J. Michael Martinez: I had written up a longish piece dealing with the initial question, however, I want to develop a dialogue with what has been stated so I’ve revised a bit to respond.
One of the issues coming up, addressed directly by Veronica Golos and Tim Yu, is Hoagland’s rhetorical maneuver to “pluralize” himself.
Golos: Hogland minimizes the serious considerations of racist and sexist by including them with the labels of Diet Pepsi drinker and Triple A member. It is the classic dodge, the diminution of the serious into the ironic and the mundane, the so-called humorous.
This is the classic dodge. Moreover, the benign pluralism of this dodge advocates an erasure of social specificity: it erases and distorts the specificity of the claimed subjectivities. Being a racist is way different than being sexist. Listing them as if they equivalent is another method to veil the particularities of these individual acts of oppression and the responsibilities one has in relation to them. On the flip side, this logic extends to how race is often represented in academia and beyond: to list minorities as if our historical experiences were equivalent to each other.

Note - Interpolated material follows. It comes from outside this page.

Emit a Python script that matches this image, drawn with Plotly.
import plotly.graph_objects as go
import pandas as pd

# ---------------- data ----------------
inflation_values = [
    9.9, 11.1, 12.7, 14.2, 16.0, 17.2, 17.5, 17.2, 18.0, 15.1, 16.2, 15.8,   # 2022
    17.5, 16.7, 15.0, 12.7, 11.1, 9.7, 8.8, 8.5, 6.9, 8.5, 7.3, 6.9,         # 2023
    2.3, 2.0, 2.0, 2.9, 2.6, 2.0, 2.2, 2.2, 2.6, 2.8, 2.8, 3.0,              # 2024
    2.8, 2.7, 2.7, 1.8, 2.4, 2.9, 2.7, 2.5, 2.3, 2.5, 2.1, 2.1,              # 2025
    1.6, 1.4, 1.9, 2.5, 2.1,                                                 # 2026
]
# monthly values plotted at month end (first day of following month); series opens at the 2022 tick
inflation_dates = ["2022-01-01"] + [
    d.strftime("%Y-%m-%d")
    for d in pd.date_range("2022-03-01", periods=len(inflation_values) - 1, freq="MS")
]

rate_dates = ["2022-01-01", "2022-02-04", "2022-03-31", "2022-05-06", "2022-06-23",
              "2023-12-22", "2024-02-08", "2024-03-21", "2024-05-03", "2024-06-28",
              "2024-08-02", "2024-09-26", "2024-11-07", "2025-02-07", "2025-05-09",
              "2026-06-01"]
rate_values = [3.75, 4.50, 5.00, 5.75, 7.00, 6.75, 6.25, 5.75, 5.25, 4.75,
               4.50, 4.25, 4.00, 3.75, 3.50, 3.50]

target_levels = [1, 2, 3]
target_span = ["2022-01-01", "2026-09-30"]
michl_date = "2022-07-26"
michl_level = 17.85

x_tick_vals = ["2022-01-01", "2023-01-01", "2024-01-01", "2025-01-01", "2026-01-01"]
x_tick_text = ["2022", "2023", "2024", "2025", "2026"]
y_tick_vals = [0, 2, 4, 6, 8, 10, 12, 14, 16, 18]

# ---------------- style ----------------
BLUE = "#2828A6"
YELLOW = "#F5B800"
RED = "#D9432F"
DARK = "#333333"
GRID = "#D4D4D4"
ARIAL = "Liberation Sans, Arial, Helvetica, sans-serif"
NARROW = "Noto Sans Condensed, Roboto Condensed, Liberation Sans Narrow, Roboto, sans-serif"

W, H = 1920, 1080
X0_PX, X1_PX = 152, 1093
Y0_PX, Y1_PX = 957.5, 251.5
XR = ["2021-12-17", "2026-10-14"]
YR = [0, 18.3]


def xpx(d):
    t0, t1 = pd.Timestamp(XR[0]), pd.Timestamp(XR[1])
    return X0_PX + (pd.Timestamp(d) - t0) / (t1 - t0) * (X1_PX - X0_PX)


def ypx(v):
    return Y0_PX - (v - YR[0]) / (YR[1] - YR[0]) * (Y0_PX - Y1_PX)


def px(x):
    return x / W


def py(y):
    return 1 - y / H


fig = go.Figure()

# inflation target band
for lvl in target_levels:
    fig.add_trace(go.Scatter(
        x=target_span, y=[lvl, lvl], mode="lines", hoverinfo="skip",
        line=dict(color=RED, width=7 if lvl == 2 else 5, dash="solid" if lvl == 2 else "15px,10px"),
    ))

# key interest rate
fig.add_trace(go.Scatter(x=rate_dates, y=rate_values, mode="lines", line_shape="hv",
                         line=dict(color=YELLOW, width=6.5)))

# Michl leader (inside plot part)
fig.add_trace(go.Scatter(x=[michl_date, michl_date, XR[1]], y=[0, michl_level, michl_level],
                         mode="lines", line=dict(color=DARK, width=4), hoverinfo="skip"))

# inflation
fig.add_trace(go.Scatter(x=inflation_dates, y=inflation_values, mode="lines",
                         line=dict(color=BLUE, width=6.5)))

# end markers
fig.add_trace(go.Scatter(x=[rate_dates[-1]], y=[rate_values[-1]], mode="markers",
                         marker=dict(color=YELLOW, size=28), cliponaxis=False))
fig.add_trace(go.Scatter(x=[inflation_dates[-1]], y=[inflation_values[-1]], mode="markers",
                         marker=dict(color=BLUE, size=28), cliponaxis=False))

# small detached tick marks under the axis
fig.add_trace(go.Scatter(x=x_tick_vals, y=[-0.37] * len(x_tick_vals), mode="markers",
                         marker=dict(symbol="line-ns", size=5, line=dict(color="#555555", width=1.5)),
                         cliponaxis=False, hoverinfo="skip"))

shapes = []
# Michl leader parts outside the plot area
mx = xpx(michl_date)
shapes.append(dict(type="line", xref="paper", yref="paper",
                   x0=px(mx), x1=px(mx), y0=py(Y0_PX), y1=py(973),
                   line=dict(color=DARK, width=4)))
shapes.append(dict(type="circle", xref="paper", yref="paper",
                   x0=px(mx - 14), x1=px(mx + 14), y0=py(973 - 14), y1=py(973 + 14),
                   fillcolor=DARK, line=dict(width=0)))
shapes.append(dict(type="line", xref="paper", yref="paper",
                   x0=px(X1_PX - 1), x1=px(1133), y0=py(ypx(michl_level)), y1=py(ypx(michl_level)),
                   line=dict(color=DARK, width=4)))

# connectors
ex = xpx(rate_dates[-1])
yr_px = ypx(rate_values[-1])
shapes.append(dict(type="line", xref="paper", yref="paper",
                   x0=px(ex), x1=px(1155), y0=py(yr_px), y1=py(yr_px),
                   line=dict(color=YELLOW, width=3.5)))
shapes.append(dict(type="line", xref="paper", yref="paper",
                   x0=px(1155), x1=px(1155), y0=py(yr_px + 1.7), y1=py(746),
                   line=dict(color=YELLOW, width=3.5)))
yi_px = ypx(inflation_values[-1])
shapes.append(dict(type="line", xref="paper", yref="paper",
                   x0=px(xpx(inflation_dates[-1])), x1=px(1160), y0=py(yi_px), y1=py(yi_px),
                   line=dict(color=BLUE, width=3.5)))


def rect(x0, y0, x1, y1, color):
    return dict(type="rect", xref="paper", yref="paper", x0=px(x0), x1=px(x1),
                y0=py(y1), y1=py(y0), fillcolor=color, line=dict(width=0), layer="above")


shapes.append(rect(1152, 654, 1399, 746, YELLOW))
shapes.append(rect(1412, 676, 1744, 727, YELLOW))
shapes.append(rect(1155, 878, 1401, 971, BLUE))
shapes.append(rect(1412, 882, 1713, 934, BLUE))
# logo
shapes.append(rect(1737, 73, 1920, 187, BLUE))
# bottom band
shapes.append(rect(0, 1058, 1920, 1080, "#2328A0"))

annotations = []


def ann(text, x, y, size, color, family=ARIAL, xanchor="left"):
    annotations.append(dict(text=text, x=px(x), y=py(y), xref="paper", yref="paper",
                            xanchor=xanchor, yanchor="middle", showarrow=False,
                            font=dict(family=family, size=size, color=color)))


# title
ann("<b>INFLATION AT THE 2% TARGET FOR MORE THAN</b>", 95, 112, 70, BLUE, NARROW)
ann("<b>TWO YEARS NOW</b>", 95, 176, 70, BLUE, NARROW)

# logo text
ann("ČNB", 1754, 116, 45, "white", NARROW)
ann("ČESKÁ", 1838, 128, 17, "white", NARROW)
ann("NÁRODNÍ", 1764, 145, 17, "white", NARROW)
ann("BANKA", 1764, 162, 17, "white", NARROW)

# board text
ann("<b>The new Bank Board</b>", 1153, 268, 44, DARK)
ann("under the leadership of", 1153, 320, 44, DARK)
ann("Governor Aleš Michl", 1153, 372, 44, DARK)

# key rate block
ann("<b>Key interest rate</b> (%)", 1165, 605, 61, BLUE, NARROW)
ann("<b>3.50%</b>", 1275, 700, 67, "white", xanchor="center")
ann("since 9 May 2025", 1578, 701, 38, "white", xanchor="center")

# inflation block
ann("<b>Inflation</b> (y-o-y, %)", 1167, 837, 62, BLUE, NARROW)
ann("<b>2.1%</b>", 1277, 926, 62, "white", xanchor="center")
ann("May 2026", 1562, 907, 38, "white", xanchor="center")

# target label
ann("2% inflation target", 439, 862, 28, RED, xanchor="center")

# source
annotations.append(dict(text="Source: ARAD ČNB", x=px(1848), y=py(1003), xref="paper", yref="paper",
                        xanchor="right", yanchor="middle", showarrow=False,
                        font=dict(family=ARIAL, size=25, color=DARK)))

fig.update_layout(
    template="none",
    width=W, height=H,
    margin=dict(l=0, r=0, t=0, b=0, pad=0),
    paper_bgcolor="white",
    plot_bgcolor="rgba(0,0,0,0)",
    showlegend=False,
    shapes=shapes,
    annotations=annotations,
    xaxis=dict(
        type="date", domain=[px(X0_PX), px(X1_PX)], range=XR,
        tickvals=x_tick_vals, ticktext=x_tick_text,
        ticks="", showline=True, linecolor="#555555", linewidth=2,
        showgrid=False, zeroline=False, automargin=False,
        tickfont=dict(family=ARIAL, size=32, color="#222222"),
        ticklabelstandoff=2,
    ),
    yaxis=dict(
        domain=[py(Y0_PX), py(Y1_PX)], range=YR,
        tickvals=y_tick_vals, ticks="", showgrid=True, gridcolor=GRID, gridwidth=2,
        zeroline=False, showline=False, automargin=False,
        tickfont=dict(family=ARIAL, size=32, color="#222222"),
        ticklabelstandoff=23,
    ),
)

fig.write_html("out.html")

For example, the racism and social-political oppression I’ve experienced as a Colorado Chicano is vastly different than the experience of a Boricua living in/near Manhattan. The quaint pluralism—equaling all “minority” and/or other subjectivities—diminishes and veils the US citizen’s very real particular socio-political histories and responsibilities.

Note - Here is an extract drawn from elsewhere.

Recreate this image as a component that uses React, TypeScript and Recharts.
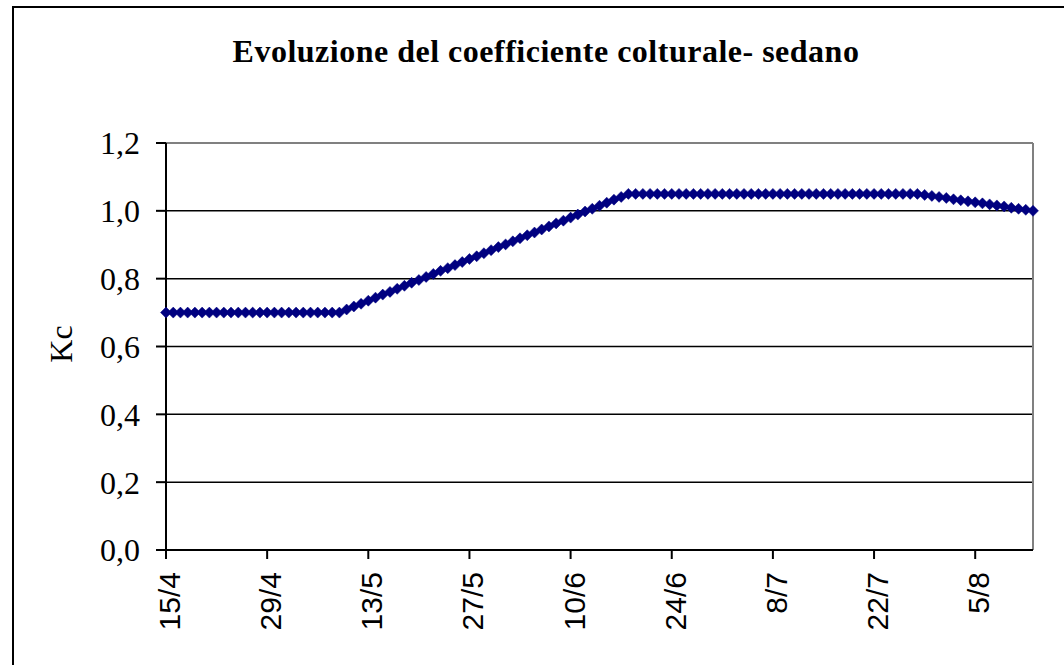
import { CartesianGrid, Line, LineChart, ReferenceLine, XAxis, YAxis } from "recharts";

// Kc giornaliero dal 15/4 (giorno 0) al 13/8 (giorno 120)
const kcInitial = [
  0.7, 0.7, 0.7, 0.7, 0.7, 0.7, 0.7, 0.7, 0.7, 0.7, 0.7, 0.7, 0.7, 0.7, 0.7, 0.7, 0.7, 0.7, 0.7, 0.7,
  0.7, 0.7, 0.7, 0.7, 0.7,
];
const kcDevelopment = [
  0.709, 0.718, 0.726, 0.735, 0.744, 0.753, 0.761, 0.77, 0.779, 0.788, 0.796, 0.805, 0.814, 0.823,
  0.831, 0.84, 0.849, 0.858, 0.866, 0.875, 0.884, 0.893, 0.901, 0.91, 0.919, 0.928, 0.936, 0.945,
  0.954, 0.963, 0.971, 0.98, 0.989, 0.998, 1.006, 1.015, 1.024, 1.033, 1.041, 1.05,
];
const kcMid = [
  1.05, 1.05, 1.05, 1.05, 1.05, 1.05, 1.05, 1.05, 1.05, 1.05, 1.05, 1.05, 1.05, 1.05, 1.05, 1.05,
  1.05, 1.05, 1.05, 1.05, 1.05, 1.05, 1.05, 1.05, 1.05, 1.05, 1.05, 1.05, 1.05, 1.05, 1.05, 1.05,
  1.05, 1.05, 1.05, 1.05, 1.05, 1.05, 1.05, 1.05,
];
const kcLate = [
  1.047, 1.044, 1.041, 1.038, 1.034, 1.031, 1.028, 1.025, 1.022, 1.019, 1.016, 1.013, 1.009, 1.006,
  1.003, 1.0,
];

const tickDays = [0, 14, 28, 42, 56, 70, 84, 98, 112];
const tickLabels = ["15/4", "29/4", "13/5", "27/5", "10/6", "24/6", "8/7", "22/7", "5/8"];
const yTicks = [0, 0.2, 0.4, 0.6, 0.8, 1.0, 1.2];

const data = [...kcInitial, ...kcDevelopment, ...kcMid, ...kcLate].map((kc, day) => ({ day, kc }));

const NAVY = "#000080";
const serif = "'Liberation Serif', 'Times New Roman', serif";
const sans = "'Liberation Sans', Arial, sans-serif";

function DateTick({ x, y, payload }: any) {
  const i = tickDays.indexOf(payload.value);
  return (
    <text
      x={x}
      y={y}
      dy={14}
      transform={`rotate(-90 ${x} ${y})`}
      textAnchor="end"
      fontFamily={sans}
      fontSize={30}
      fill="#000"
    >
      {i >= 0 ? tickLabels[i] : ""}
    </text>
  );
}

function Diamond({ cx, cy, index }: any) {
  const s = 5.5;
  return (
    <path
      key={index}
      d={`M${cx},${cy - s} L${cx + s},${cy} L${cx},${cy + s} L${cx - s},${cy} Z`}
      fill={NAVY}
      stroke={NAVY}
      strokeWidth={0.5}
    />
  );
}

export default function App() {
  return (
    <div
      style={{
        position: "absolute",
        left: 0,
        top: 0,
        width: 1064,
        height: 665,
        overflow: "hidden",
        background: "#fff",
      }}
    >
      <div
        style={{
          position: "absolute",
          left: 12,
          top: 6,
          width: 1200,
          height: 800,
          borderLeft: "2px solid #000",
          borderTop: "2px solid #000",
        }}
      />
      <div
        style={{
          position: "absolute",
          left: 0,
          width: 1092,
          top: 34,
          textAlign: "center",
          fontFamily: serif,
          fontWeight: "bold",
          fontSize: 32,
          letterSpacing: 0.5,
          lineHeight: "34px",
        }}
      >
        Evoluzione del coefficiente colturale- sedano
      </div>
      <svg style={{ position: "absolute", left: 0, top: 0 }} width={120} height={665}>
        <text
          x={72}
          y={344}
          transform="rotate(-90 72 344)"
          textAnchor="middle"
          fontFamily={serif}
          fontSize={32}
          fill="#000"
        >
          Kc
        </text>
      </svg>
      <div style={{ position: "absolute", left: 0, top: 0 }}>
        <LineChart width={1064} height={665} data={data} margin={{ top: 143, right: 31, left: 0, bottom: 0 }}>
          <CartesianGrid
            horizontal
            vertical={false}
            stroke="#000"
            strokeWidth={1.5}
            horizontalValues={[0.2, 0.4, 0.6, 0.8, 1.0]}
          />
          <ReferenceLine y={1.2} stroke="#808080" strokeWidth={2} />
          <ReferenceLine x={120} stroke="#808080" strokeWidth={2} />
          <XAxis
            dataKey="day"
            type="number"
            domain={[0, 120]}
            ticks={tickDays}
            interval={0}
            height={115}
            tickSize={9}
            tickMargin={13}
            tick={<DateTick />}
            axisLine={{ stroke: "#000", strokeWidth: 2 }}
            tickLine={{ stroke: "#000", strokeWidth: 2 }}
          />
          <YAxis
            type="number"
            domain={[0, 1.2]}
            ticks={yTicks}
            interval={0}
            width={166}
            tickSize={10}
            tickMargin={16}
            tickFormatter={(v: number) => v.toFixed(1).replace(".", ",")}
            tick={{ fill: "#000", fontFamily: serif, fontSize: 32 }}
            axisLine={{ stroke: "#000", strokeWidth: 2 }}
            tickLine={{ stroke: "#000", strokeWidth: 2 }}
          />
          <Line
            type="linear"
            dataKey="kc"
            stroke={NAVY}
            strokeWidth={2.5}
            dot={<Diamond />}
            activeDot={false}
            isAnimationActive={false}
          />
        </LineChart>
      </div>
    </div>
  );
}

This reminds of me something writer, artist, performer Guillermo Gomez-Pena stated in an interview:
"I believe in multiple identities. Depending on the context I am Chicano, Mexican, Latin American, or American in the wider sense of the term. The Mexican Other and the Chicano Other constantly fight to appropriate me or reject me. But I think my work might be useful to both sides because I’m an interpreter. An intercultural interpreter."
“Columbus at the Checkpoint: Guillermo Gomez-Pena Rediscovers ‘America.’” The Village Voice.

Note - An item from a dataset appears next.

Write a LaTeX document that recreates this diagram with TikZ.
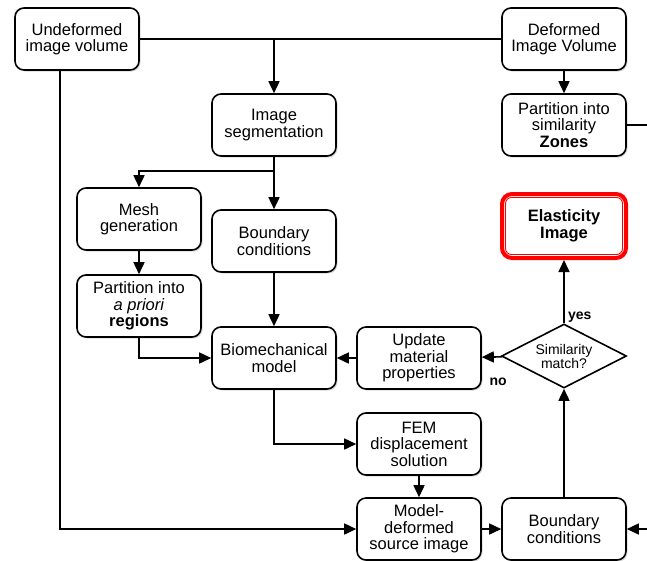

It is damn complex. Guillermo succinctly notes this above and Farid eloquently notes the complexity of plural subjectivities in his response. I empathize with anyone who writes from such inbetweenness, borderland consciousness or state of mestizaje. I think it is often convenient to ignore these complexities and uncritically essentialize subjectivities. I feel, right or wrong, these complexities got to be kept in mind when interpreting literatures. Poetries are not written or read out of some ideological vacuum (let alone any US American poetries). Poetry is written/read to and out of specific socio-economic and geo-political centers. Furthermore, poetries (of whatever aesthetic inclination) create a particular historical memory (as an artifact of our time) and, thus, a particular political consciousness. To some degree, I am what I eat. What Tim noted about the construction of “Americanness” in Hoagland’s poem could be asked about all poems written in the US: how does this poem construct and/or communicate a subjectivity of US citizenship? i.e. who gets to claim citizenship? I think Francisco points to this when he wrote, “our most prominent national poetry publication (a monthly) reviewed a grand total of 0 books by Latino/a poets between the years 2003 to 2010!” I think who and what gets published or reviewed is one of many ways to generate conceptions of citizenship.